The usual inquiries, of course, refer to a police officer's request to see a person's driver's license and proof of registration and insurance.

¶64 Rodriguez referred to these usual inquiries as "incident to the traffic stop." 135 S.Ct. at 1615 (citation, brackets, and internal quotation marks omitted). So did Caballes, in which the court observed that "the duration of the stop in this case was entirely justified by the traffic offense and the ordinary inquiries incident to such a stop." 543 U.S. at 408, 125 S.Ct. 834 ; see also Berkemer v. McCarty, 468 U.S. 420, 439, 104 S.Ct. 3138, 82 L.Ed.2d 317 (1984) ("Typically, this means that the officer may ask the detainee a moderate number of questions to determine his identity and to try to obtain information confirming or dispelling the officer's suspicions.").

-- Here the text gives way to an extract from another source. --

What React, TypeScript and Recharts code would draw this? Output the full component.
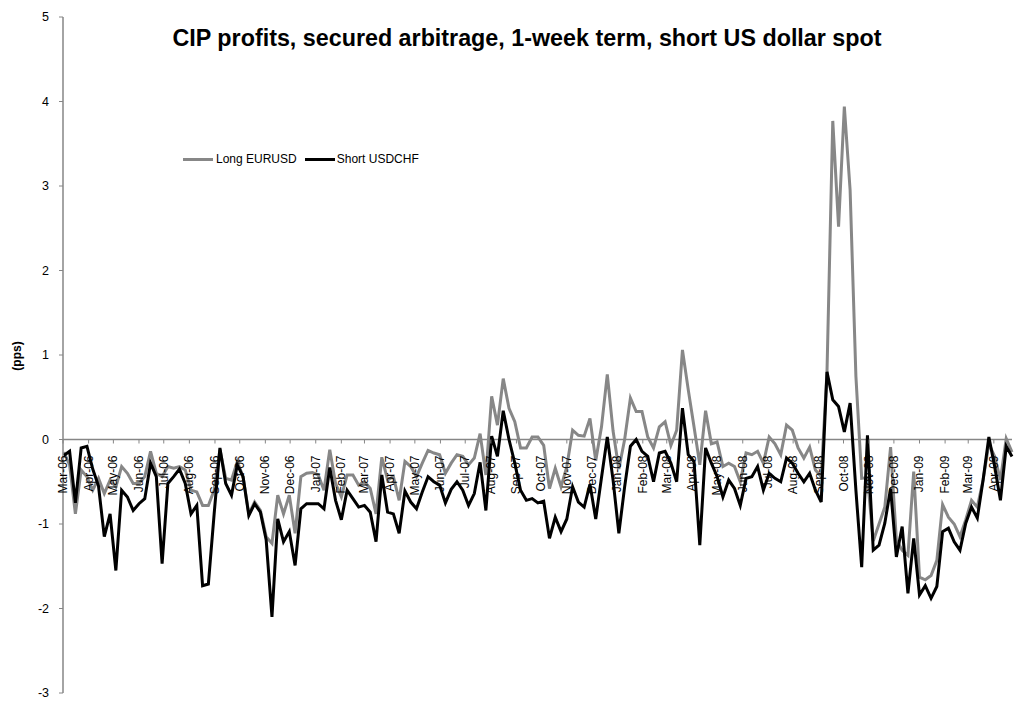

¶65 As "incidents" to a traffic stop, the usual inquiries are logically and constitutionally subordinate to the purpose of the stop. An incident does not exist on the same plane as its premise. That is true as a matter of definition. An incident is "something dependent upon, appertaining or subordinate to, or accompanying something else of greater or principal importance." Incident, Webster's Third New International Dictionary (1986). Because the usual inquiries, according to Rodriguez and Caballes, are incidents to a traffic stop, they can have no independent existence. In the world of logic, that's what it means to be dependent on something. That's why a seizure that begins with a constitutional basis can become unconstitutional: "[A] traffic stop ‘can become unlawful if it is prolonged beyond the time reasonably required to complete th[e] mission’ of issuing a warning ticket." Rodriguez, 135 S.Ct. at 1614-15 (quoting Caballes, 543 U.S. at 407, 125 S.Ct. 834 ).

¶66 Therefore, by main force of precedent and logic, the usual inquiries cannot be made after the purpose for the traffic stop—investigation of a reasonable suspicion of wrongdoing—no longer exists. The usual inquiries are thereby subjected to constitutional restraint, but only because they are subordinate to the purpose of the traffic stop, which is textually bound to the Fourth Amendment.

¶67 That is why we had to give the usual inquiries a promotion. As mere incidents they can have no existence beyond the purpose of the traffic stop. If Officer Doe is to authoritatively maintain Mrs. Brown's seizure after the dissipation of reasonable suspicion (the constitutional anchor point), the usual inquiries must be more than incidents. We accomplished the promotion with some clever melding of our voice with Rodriguez. We said that Rodriguez"concluded that asking for identification is an ordinary inquiry that is related to the purpose of a lawful stop as part of its dual mission and the stop ‘may last no longer than is necessary to effectuate that purpose.’ " Majority op., ¶10 n.9 (quoting Rodriguez, 135 S.Ct. at 1614-15 ). Placing "dual mission" in the sentence where we did suggests that Rodriguez says the "purpose" of the stop includes both the traffic infraction and the desire to make the ordinary inquiries. Notwithstanding our voice-melding, however, Rodriguez still says the purpose of the stop is to address the traffic infraction.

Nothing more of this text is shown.